After a wild summer in Oakland with their poet/activist mother and their friends at the Black Panther day camp, Delphine, Vonetta, and Fern are on their way back to Brooklyn. After a summer of freedom, it's hard to remember some of their grandmother Big Ma's rules for proper behavior and not making a "grand Negro spectacle" of themselves -- but after a mad scamper through the airport, they get a sharp reminder that they are not in Oakland any more. Now that they're back in their neighborhood in Bed-Stuy, starting a new year of school, it seems like things should be getting back to normal . . . and they are, but they aren't. Pa is dating someone, and while he seems happier than Delphine ever remembers him being, she's not convinced that a stepmother is a good idea. Doesn't her father still love their real mother? Uncle Darnell is back from Vietnam, too, and that should be good, except that Uncle Darnell spends all his time sleeping on the couch, wakes up screaming from terrible nightmares, can't seem to find a job, and is far from his old self. And Delphine herself is starting sixth grade, and she notices that some of the girls are starting to be interested in boys in ways that they weren't before. She still feels responsible for her sisters, even though they don't need -- or want -- as much of her attention as they used to. Delphine feels like she is growing up fast, but each letter she gets from her mother ends with the same post-script: Be eleven.
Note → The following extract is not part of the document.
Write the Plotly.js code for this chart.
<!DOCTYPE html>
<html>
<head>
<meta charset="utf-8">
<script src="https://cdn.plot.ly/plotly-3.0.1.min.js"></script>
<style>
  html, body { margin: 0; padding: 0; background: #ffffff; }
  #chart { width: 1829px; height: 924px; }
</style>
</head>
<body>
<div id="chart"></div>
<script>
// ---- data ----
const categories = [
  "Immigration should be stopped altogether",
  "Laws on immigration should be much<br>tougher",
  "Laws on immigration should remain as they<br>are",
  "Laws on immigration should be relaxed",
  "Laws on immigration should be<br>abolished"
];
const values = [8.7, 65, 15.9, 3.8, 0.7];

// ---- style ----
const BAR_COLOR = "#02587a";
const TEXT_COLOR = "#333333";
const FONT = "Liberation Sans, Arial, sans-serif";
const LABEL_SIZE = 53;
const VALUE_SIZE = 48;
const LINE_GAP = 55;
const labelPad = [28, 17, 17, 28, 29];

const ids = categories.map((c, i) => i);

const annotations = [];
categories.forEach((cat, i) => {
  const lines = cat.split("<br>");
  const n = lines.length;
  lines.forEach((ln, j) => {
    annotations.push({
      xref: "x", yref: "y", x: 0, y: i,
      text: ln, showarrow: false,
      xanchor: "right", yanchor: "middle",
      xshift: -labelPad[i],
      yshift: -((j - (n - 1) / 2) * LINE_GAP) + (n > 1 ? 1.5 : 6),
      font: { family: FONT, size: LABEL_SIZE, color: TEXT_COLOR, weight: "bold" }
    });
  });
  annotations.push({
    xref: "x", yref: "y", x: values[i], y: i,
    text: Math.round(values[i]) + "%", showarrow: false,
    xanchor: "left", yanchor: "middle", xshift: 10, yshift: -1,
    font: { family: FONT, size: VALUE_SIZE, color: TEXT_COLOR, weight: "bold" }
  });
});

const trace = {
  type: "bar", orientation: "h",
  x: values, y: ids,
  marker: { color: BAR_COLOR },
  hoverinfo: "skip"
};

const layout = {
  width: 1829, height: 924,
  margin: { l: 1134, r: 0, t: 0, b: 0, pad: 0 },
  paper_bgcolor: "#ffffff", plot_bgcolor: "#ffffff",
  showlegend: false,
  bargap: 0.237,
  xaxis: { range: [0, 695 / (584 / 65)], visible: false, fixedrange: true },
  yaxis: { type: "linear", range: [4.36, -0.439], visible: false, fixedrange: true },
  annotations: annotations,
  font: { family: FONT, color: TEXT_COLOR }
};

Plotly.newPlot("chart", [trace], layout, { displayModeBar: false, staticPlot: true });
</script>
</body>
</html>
As in One Crazy Summer, Williams-Garcia does an excellent job with dialogue and character development. I didn't think the plot in this book was as strong as in the last book, or as closely tied to the political upheaval of the time, though there were certainly plenty of pop culture references. Still, readers who liked One Crazy Summer should pick up P.S. Be Eleven, as they will enjoy following the girls' continued story.